SOURCE EXCERPT start
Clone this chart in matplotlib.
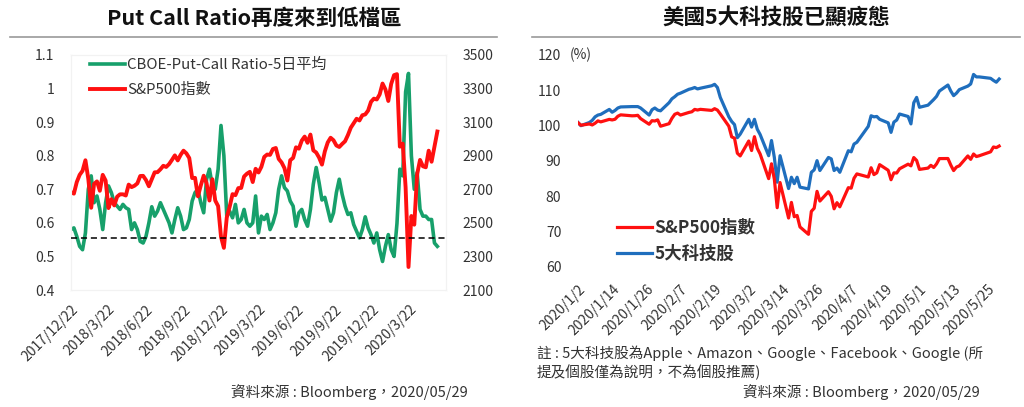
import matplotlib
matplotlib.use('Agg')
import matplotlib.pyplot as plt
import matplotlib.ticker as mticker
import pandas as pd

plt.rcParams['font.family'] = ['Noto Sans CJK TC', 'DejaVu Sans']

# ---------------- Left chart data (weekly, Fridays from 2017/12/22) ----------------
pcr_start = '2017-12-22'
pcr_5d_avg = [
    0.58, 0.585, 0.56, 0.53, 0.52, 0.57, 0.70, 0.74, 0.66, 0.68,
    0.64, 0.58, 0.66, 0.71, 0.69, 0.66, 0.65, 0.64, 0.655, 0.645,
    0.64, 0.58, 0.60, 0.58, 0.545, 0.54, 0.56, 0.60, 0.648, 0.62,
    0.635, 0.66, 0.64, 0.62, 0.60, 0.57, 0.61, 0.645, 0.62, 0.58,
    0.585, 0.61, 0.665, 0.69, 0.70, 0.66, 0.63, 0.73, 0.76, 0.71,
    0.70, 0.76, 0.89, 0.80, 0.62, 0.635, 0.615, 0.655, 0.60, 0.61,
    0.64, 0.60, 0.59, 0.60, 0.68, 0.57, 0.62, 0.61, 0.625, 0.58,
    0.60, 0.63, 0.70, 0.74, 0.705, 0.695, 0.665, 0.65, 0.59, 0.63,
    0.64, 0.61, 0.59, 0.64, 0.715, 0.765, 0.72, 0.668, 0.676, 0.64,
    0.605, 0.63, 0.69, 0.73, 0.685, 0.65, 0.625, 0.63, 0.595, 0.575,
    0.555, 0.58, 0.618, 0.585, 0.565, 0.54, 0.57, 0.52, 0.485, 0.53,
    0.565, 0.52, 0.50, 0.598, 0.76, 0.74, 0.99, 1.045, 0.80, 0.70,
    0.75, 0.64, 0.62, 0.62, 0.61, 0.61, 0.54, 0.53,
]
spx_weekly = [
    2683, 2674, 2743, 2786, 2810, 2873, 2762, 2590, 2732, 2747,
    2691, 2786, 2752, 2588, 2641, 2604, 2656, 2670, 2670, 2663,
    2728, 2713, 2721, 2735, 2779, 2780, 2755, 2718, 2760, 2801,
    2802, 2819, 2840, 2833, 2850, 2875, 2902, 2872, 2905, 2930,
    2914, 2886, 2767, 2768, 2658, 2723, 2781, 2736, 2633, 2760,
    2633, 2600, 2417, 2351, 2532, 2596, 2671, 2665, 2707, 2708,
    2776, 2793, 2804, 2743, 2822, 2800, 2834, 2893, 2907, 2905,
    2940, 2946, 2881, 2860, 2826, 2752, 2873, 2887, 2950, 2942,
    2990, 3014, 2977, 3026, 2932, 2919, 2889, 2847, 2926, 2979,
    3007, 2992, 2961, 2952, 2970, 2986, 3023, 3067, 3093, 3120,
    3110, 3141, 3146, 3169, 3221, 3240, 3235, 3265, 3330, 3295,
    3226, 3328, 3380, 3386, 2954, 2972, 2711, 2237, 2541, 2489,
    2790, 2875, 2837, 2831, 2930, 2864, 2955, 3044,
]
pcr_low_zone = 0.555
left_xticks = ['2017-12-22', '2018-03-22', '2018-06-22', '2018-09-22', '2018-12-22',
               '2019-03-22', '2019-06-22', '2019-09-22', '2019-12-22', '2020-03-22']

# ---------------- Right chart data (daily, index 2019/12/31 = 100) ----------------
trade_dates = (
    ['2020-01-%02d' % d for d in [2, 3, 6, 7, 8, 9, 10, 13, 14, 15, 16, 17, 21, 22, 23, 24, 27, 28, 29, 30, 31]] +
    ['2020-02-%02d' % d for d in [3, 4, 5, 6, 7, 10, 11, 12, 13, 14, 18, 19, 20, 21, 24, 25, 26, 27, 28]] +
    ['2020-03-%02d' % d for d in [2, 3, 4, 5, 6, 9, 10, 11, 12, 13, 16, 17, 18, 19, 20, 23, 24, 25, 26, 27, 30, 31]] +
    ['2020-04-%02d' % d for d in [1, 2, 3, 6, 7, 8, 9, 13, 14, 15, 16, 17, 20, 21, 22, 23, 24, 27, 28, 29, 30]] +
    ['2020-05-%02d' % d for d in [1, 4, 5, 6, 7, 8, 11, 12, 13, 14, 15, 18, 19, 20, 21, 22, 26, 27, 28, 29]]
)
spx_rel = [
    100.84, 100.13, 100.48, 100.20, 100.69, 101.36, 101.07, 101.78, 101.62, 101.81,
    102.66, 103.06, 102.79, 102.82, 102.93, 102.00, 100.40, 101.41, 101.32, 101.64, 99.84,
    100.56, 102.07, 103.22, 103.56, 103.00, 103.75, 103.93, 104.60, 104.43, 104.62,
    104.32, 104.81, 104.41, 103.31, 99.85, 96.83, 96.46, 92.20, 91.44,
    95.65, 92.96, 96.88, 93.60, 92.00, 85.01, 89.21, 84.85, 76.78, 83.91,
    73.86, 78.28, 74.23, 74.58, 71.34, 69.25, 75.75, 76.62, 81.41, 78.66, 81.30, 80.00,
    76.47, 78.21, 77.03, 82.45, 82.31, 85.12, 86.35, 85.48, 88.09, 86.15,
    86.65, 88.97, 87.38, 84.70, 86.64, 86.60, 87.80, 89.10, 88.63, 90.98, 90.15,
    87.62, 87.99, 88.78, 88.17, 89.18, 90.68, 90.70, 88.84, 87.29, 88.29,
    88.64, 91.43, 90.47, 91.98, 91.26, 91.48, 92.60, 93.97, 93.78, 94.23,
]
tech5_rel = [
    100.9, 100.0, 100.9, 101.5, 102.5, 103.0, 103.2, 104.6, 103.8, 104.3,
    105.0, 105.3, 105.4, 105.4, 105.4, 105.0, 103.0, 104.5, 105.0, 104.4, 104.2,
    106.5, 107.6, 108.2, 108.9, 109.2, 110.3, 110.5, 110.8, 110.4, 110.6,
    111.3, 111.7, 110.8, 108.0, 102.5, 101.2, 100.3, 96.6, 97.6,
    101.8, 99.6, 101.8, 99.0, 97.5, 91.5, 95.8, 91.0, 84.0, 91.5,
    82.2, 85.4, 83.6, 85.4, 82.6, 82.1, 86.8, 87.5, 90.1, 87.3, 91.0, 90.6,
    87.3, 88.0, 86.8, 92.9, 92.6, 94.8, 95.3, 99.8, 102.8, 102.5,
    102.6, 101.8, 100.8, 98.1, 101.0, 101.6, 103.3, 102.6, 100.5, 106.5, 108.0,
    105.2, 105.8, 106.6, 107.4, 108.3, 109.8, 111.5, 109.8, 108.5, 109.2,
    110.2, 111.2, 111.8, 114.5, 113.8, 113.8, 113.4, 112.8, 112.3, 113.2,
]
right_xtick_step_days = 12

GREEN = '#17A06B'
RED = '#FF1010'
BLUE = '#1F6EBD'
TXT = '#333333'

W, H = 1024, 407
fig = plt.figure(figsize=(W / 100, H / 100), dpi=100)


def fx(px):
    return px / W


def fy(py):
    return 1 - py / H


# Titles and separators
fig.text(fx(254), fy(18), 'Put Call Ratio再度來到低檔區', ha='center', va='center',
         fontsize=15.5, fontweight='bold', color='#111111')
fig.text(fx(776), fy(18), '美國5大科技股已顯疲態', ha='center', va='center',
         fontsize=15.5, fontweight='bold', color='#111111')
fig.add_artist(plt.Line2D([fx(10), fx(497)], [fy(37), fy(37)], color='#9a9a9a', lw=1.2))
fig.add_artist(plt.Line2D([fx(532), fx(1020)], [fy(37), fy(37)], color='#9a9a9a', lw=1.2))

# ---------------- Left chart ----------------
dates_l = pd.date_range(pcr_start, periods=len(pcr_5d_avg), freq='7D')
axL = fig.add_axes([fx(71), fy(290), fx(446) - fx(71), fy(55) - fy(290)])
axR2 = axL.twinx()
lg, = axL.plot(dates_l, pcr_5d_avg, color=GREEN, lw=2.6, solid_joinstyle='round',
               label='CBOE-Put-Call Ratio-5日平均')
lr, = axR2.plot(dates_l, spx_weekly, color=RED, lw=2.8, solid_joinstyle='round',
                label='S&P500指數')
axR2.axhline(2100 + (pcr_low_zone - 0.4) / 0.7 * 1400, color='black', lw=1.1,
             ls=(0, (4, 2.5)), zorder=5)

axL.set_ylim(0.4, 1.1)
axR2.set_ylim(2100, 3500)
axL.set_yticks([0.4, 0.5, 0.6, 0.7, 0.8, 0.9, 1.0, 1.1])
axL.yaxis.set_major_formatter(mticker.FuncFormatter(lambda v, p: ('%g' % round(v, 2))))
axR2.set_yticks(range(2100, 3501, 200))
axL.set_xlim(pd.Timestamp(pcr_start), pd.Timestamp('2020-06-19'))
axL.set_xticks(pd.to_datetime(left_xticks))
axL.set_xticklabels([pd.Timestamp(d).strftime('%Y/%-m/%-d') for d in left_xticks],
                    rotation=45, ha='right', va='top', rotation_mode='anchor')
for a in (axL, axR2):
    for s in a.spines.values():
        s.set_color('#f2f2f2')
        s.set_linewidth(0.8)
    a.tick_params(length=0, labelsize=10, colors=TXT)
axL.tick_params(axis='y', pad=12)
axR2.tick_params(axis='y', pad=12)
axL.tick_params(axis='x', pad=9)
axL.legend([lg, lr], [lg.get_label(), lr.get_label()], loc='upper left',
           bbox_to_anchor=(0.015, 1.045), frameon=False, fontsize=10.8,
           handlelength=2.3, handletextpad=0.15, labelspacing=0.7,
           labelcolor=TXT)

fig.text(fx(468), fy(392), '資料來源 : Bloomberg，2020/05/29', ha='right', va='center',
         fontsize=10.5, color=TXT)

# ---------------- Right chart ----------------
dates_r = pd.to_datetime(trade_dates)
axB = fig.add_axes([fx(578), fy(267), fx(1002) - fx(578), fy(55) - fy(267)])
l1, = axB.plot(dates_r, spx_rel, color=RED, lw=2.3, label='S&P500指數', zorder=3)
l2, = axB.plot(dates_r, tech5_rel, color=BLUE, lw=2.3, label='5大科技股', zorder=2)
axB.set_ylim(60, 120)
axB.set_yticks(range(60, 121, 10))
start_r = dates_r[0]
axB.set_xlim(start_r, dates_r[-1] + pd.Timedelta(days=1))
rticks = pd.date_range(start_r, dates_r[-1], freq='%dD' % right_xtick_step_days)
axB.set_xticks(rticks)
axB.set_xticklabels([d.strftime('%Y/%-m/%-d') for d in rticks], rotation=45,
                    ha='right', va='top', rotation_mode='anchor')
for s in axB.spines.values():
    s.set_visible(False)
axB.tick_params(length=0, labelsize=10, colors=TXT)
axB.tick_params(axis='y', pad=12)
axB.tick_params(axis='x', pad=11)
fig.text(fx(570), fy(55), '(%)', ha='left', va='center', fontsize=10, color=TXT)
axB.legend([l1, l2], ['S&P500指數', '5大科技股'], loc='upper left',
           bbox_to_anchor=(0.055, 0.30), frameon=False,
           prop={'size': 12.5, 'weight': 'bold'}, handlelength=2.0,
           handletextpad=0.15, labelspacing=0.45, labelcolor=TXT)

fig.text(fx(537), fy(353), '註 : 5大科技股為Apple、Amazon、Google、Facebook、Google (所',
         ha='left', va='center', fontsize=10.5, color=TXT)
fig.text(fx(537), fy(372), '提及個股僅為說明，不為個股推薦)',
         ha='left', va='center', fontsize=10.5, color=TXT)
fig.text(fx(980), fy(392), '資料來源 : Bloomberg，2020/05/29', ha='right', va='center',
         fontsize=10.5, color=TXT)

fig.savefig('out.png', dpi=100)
SOURCE EXCERPT end
# TASK DESCRIPTION
Leave the pictures out and please restate exactly the lines running from the start of the material through the one with "plt.rcParams['font.family'] = ['Noto".

# THE OUTPUT
Clone this chart in matplotlib.
import matplotlib
matplotlib.use('Agg')
import matplotlib.pyplot as plt
import matplotlib.ticker as mticker
import pandas as pd

plt.rcParams['font.family'] = ['Noto Sans CJK TC', 'DejaVu Sans']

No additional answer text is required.